Most content comparing Deel, Wise, and Payoneer is written for the client — the company deciding how to pay contractors. This is the same comparison from the other side of the table: what actually happens to your invoice once a US client picks one of these three platforms, and how to steer that choice when you have a say in it.
The three platforms, from where you're sitting
If your US client uses Deel, they're paying the platform fee, typically around $49 a month per contractor, not you. Your job is choosing the best withdrawal method inside Deel's ecosystem, and that choice matters more than people realize. Withdrawing to Wise or a local bank account keeps your cost close to zero. Withdrawing through PayPal or a Payoneer integration inside Deel reintroduces the fees those platforms charge on their end, quietly reducing what actually lands in your account.
If your client pays you directly through Wise, you're looking at one of the best deals available: roughly 0.33% currency conversion plus small fixed receiving fees, close to the true mid-market rate. That number is drifting upward toward 0.5% to 0.75% on common routes through 2026 as compliance costs rise industry-wide, but it remains the most transparent, lowest-cost option of the three.
If your client pays you through Payoneer — usually because they found you on Upwork or Fiverr and the marketplace defaults to it — expect a meaningfully higher effective cost: a 3% currency conversion markup, a $29.95 annual fee if you receive under $2,000 in a twelve-month period, and additional fees on withdrawals under $400. On $5,000 a month in freelance income, that structure can run $50 to $150 a month in fees, several times what the same money would cost you moving through Wise.
The math on a real example
Take a freelancer earning $60,000 a year through Payoneer, withdrawing to a non-USD local bank account. Between the conversion markup, annual fee exposure, and withdrawal fees, that can run close to $1,800 a year, roughly 3% of gross income, just to move your own money. The same income routed through Wise, using local bank rails rather than SWIFT wherever possible, typically lands closer to $450 to $600 a year. That gap — roughly $1,200 to $1,300 annually — is real money sitting on the table purely because of which payment rail was used.
How to actually steer this as a freelancer
You often have more influence over this than it seems, especially once you've moved past marketplace-mediated work into a direct client relationship. If a US client is setting up how they'll pay you and hasn't already committed to a platform, proposing Wise for a direct relationship, or requesting Wise as your withdrawal method inside Deel, is a completely reasonable ask that most clients will accommodate since it costs them nothing extra. Where you have less leverage is inside a marketplace like Upwork, where the platform, not the client, dictates available payout methods.
What I do differently now
If a client uses Deel, always choose Wise or local bank withdrawal, never PayPal or Payoneer inside the platform. This single choice is the difference between near-zero fees and stacking a second platform's fees on top.
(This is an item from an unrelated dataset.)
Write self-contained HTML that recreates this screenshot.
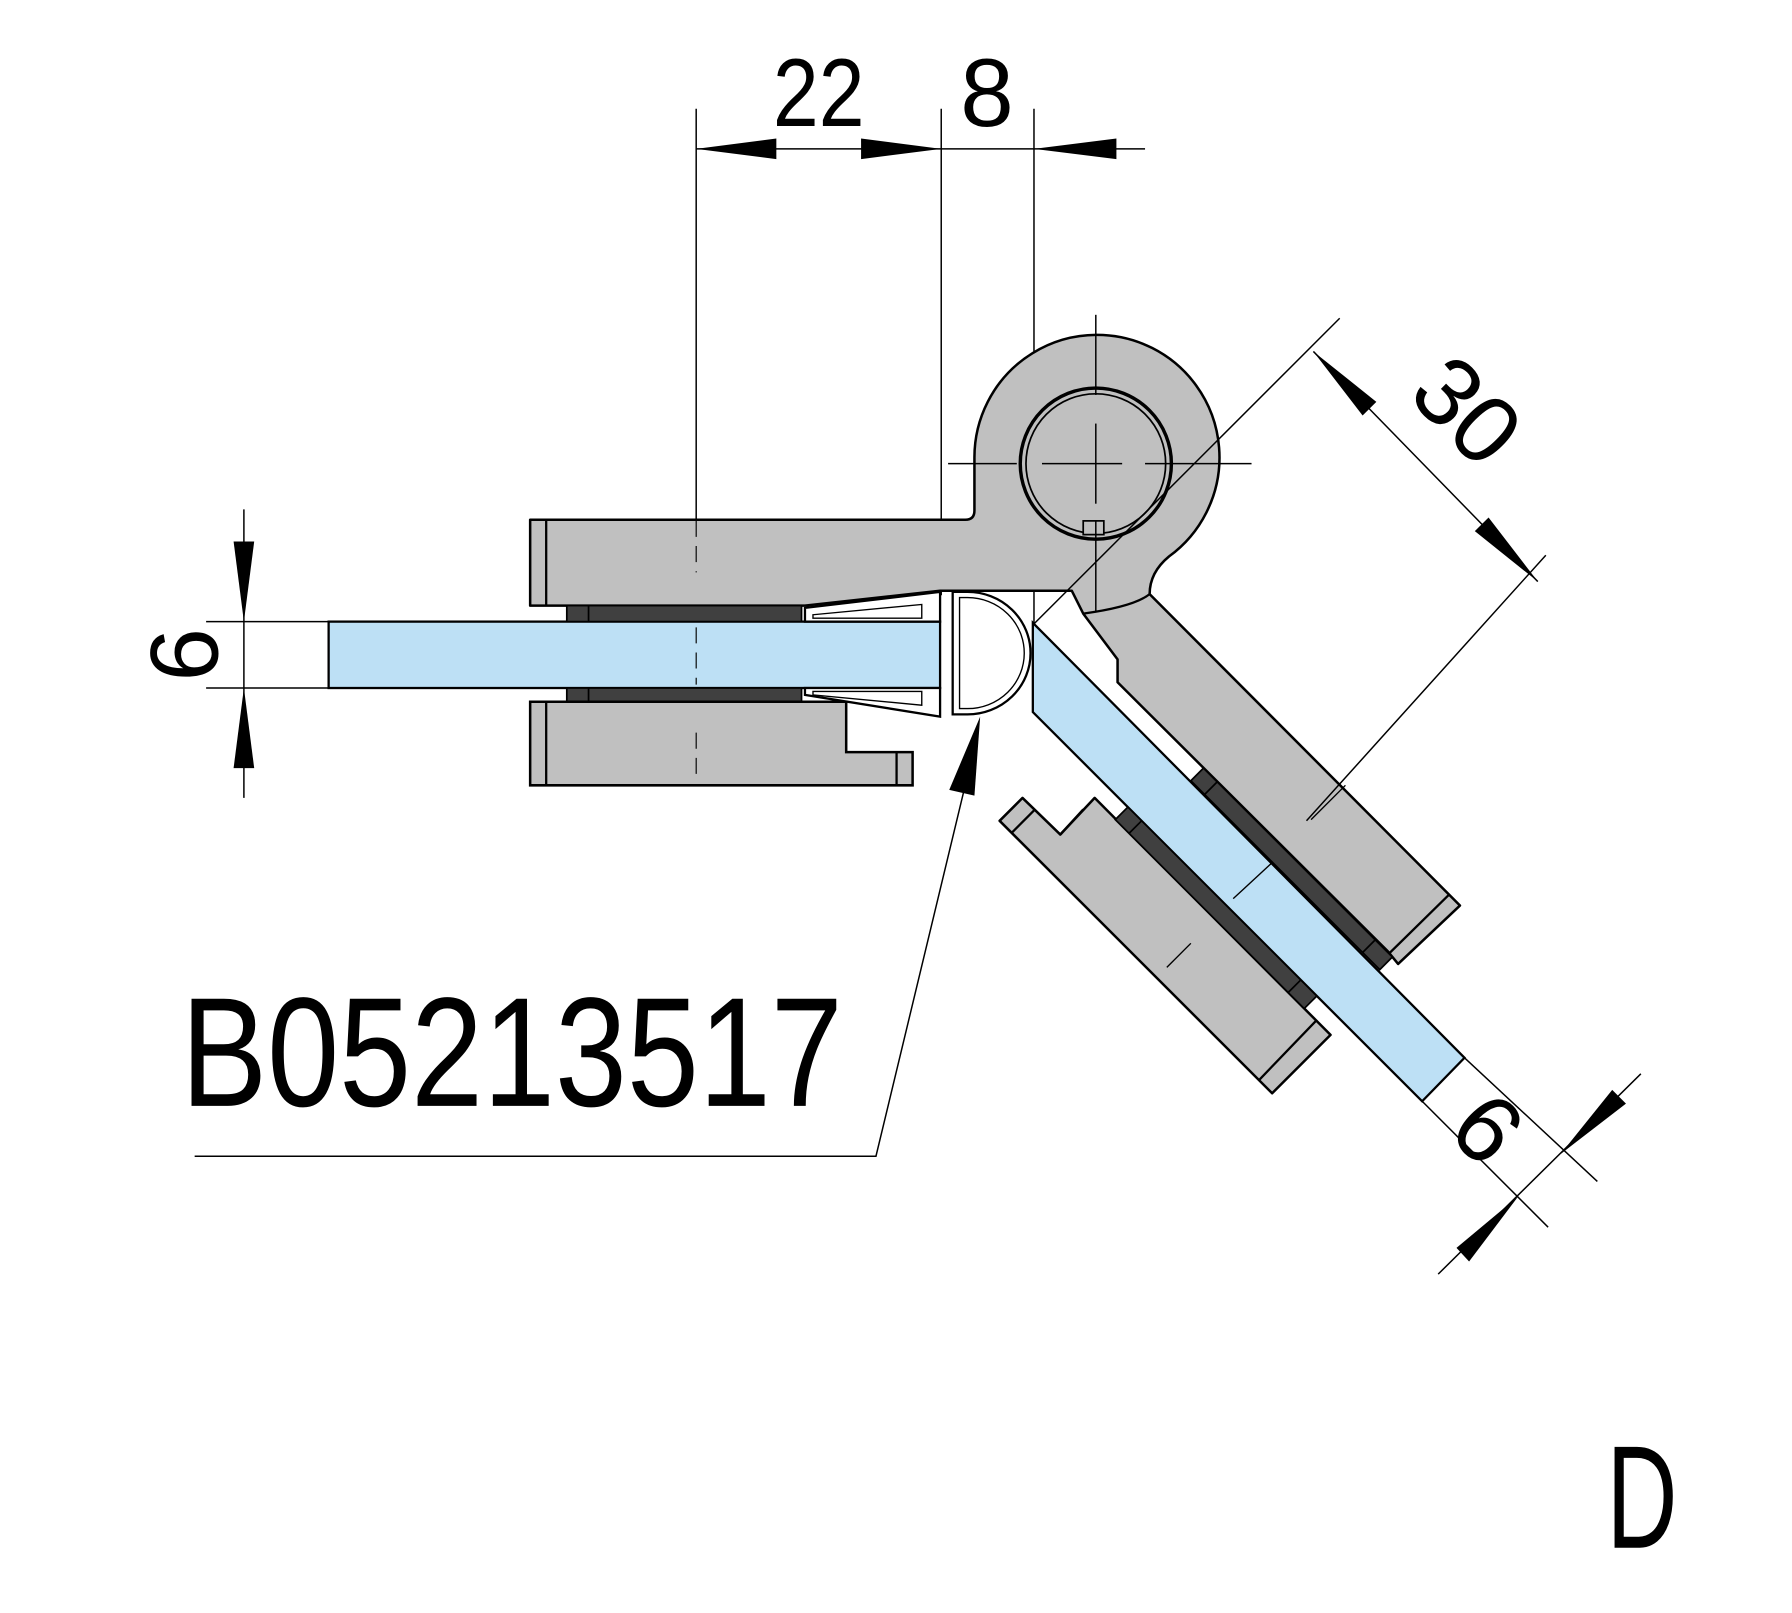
<!DOCTYPE html>
<html><head><meta charset="utf-8"><style>
html,body{margin:0;padding:0;background:#fff}
svg{display:block}
text{font-family:"Liberation Sans",sans-serif;fill:#000}
</style></head><body>
<svg width="1792" height="1613" viewBox="0 0 1565 1409" preserveAspectRatio="none" xmlns="http://www.w3.org/2000/svg">
<g stroke="#000" stroke-width="1.3" fill="none">
<line x1="608" y1="95" x2="608" y2="500"/>
<line x1="822" y1="95" x2="822" y2="520"/>
<line x1="903" y1="95" x2="903" y2="545"/>
<line x1="608" y1="130" x2="1000" y2="130"/>
</g>
<g fill="#000">
<polygon points="608,130 678,121 678,139"/>
<polygon points="822,130 752,121 752,139"/>
<polygon points="903,130 975,121 975,139"/>
</g>
<text x="715" y="110" font-size="84" text-anchor="middle" textLength="80" lengthAdjust="spacingAndGlyphs">22</text>
<text x="862" y="110" font-size="84" text-anchor="middle">8</text>

<path d="M463,454 L843,454 Q851,454 851,446 L851,400 A107,107 0 1 1 1021,486 Q1004,500 1004,519 L1275,791 L1221,842 L1212,831 L976,596 L976,576 L946,536 L936,516 L821,516 L703,529 L463,529 Z" fill="#c0c0c0" stroke="#000" stroke-width="2.2" stroke-linejoin="round"/>
<line x1="477" y1="454" x2="477" y2="529" stroke="#000" stroke-width="2"/>
<path d="M946,536 Q990,530 1004,519" fill="none" stroke="#000" stroke-width="2"/>
<line x1="1265" y1="782" x2="1212" y2="834" stroke="#000" stroke-width="2"/>
<circle cx="957" cy="405" r="66" fill="#c0c0c0" stroke="#000" stroke-width="3"/>
<circle cx="957" cy="405" r="61" fill="none" stroke="#000" stroke-width="1.5"/>
<rect x="946" y="455" width="18" height="12" fill="#c0c0c0" stroke="#000" stroke-width="1.5"/>
<g stroke="#000" stroke-width="1.3">
<line x1="828" y1="405" x2="888" y2="405"/>
<line x1="910" y1="405" x2="980" y2="405"/>
<line x1="1000" y1="405" x2="1093" y2="405"/>
<line x1="957" y1="275" x2="957" y2="345"/>
<line x1="957" y1="370" x2="957" y2="440"/>
<line x1="957" y1="455" x2="957" y2="535"/>
</g>

<rect x="287" y="543" width="534" height="58" fill="#bde0f5" stroke="#000" stroke-width="2"/>
<rect x="495" y="529" width="205" height="14" fill="#404040" stroke="#000" stroke-width="1.5"/>
<rect x="495" y="601" width="205" height="12" fill="#404040" stroke="#000" stroke-width="1.5"/>
<line x1="514" y1="529" x2="514" y2="543" stroke="#000" stroke-width="1.5"/>
<line x1="514" y1="601" x2="514" y2="613" stroke="#000" stroke-width="1.5"/>
<path d="M703,531 L821,517 L821,543 L703,543 Z" fill="#fff" stroke="#000" stroke-width="2"/>
<path d="M710,537 L805,528 L805,540 L710,540 Z" fill="none" stroke="#000" stroke-width="1.2"/>
<path d="M703,601 L821,601 L821,626 L703,607 Z" fill="#fff" stroke="#000" stroke-width="2"/>
<path d="M710,604 L805,604 L805,616 L710,607 Z" fill="none" stroke="#000" stroke-width="1.2"/>
<path d="M463,613 L739,613 L739,657 L797,657 L797,686 L463,686 Z" fill="#c0c0c0" stroke="#000" stroke-width="2.2"/>
<line x1="477" y1="613" x2="477" y2="686" stroke="#000" stroke-width="2"/>
<line x1="783" y1="657" x2="783" y2="686" stroke="#000" stroke-width="2"/>
<path d="M832,517 L845,517 A55,53.5 0 0 1 845,624 L832,624 Z" fill="#fff" stroke="#000" stroke-width="2"/>
<path d="M838,522 L845,522 A49,48 0 0 1 845,619 L838,619 Z" fill="none" stroke="#000" stroke-width="1.2"/>
<g stroke="#000" stroke-width="1" stroke-dasharray="14,8">
<line x1="608" y1="455" x2="608" y2="500"/>
<line x1="608" y1="548" x2="608" y2="598"/>
<line x1="608" y1="640" x2="608" y2="680"/>
</g>

<polygon points="902,544 1279,924 1242,962 902,622" fill="#bde0f5" stroke="#000" stroke-width="2"/>
<line x1="1077" y1="785" x2="1117" y2="748" stroke="#000" stroke-width="1.2"/>
<polygon points="1040,682 1205,847 1216,836 1051,671" fill="#404040" stroke="#000" stroke-width="1.5"/>
<line x1="1052" y1="694" x2="1063" y2="683" stroke="#000" stroke-width="1.5"/>
<line x1="1190" y1="832" x2="1201" y2="821" stroke="#000" stroke-width="1.5"/>
<polygon points="873,717 893,697 926,729 956,697 1162,904 1111,955" fill="#c0c0c0" stroke="#000" stroke-width="2.2" stroke-linejoin="round"/>
<line x1="904" y1="707" x2="884" y2="727" stroke="#000" stroke-width="2"/>
<line x1="946" y1="707" x2="926" y2="729" stroke="#000" stroke-width="2"/>
<line x1="1149" y1="892" x2="1100" y2="943" stroke="#000" stroke-width="2"/>
<polygon points="985,705 1150,870 1139,881 974,716" fill="#404040" stroke="#000" stroke-width="1.5"/>
<line x1="997" y1="717" x2="986" y2="728" stroke="#000" stroke-width="1.5"/>
<line x1="1136" y1="856" x2="1125" y2="867" stroke="#000" stroke-width="1.5"/>
<line x1="1019" y1="845" x2="1040" y2="824" stroke="#000" stroke-width="1.2"/>
<line x1="1145" y1="716" x2="1175" y2="686" stroke="#000" stroke-width="1.2"/>

<g stroke="#000" stroke-width="1.3">
<line x1="1170" y1="278" x2="903" y2="545"/>
<line x1="1350" y1="485" x2="1141" y2="717"/>
<line x1="1147" y1="307" x2="1343" y2="508"/>
</g>
<g fill="#000">
<polygon points="1147,307 1202,351 1190,363"/>
<polygon points="1343,508 1300,452 1288,464"/>
</g>
<text x="0" y="0" font-size="84" text-anchor="middle" transform="translate(1282,358) rotate(45) translate(0,30)">30</text>

<g stroke="#000" stroke-width="1.3">
<line x1="1279" y1="924" x2="1395" y2="1032"/>
<line x1="1242" y1="962" x2="1352" y2="1072"/>
<line x1="1433" y1="938" x2="1256" y2="1113"/>
</g>
<g fill="#000">
<polygon points="1363,1008 1408,952 1420,964"/>
<polygon points="1326,1045 1272,1090 1283,1102"/>
</g>
<text x="0" y="0" font-size="84" text-anchor="middle" transform="translate(1300,985) rotate(45) translate(0,30)">6</text>

<g stroke="#000" stroke-width="1.3">
<line x1="213" y1="445" x2="213" y2="697"/>
<line x1="180" y1="543" x2="287" y2="543"/>
<line x1="180" y1="601" x2="287" y2="601"/>
</g>
<g fill="#000">
<polygon points="213,543 204,473 222,473"/>
<polygon points="213,601 204,671 222,671"/>
</g>
<text x="0" y="0" font-size="84" text-anchor="middle" transform="translate(160,572) rotate(-90) translate(0,30)">6</text>

<polyline points="170,1010 765,1010 848,665" fill="none" stroke="#000" stroke-width="1.3"/>
<polygon points="856,626 829,690 851,695" fill="#000"/>
<text x="158" y="966" font-size="136" textLength="578" lengthAdjust="spacingAndGlyphs">B05213517</text>

<text x="1403" y="1352" font-size="128" textLength="62" lengthAdjust="spacingAndGlyphs">D</text>
</svg>
</body></html>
If you have any say in how a direct client pays you, propose Wise. It's cheaper for you and typically no harder for the client to set up than Payoneer or PayPal.
Budget explicitly for Payoneer's annual fee if your income from a given client is irregular or under $2,000 a year — it's an easy fee to forget until it shows up.
Calculate your actual annual cost across all your payment platforms, not just the fee percentage on paper. The compounding effect of conversion markup, annual fees, and withdrawal fees is usually larger than freelancers expect until they add it up.
Don't assume marketplace payout defaults are your only option forever. Once trust is established with a client found through a marketplace, moving the relationship to direct billing with a lower-cost payment method is a legitimate, common conversation to have.
The platform your client picks to pay you isn't just their administrative choice, it directly determines how much of your invoice you actually keep. I switched a long-running Payoneer client over to Wise withdrawal inside Deel and picked up roughly $80 a month I wasn't seeing before — that's worth more than most rate negotiations I've had.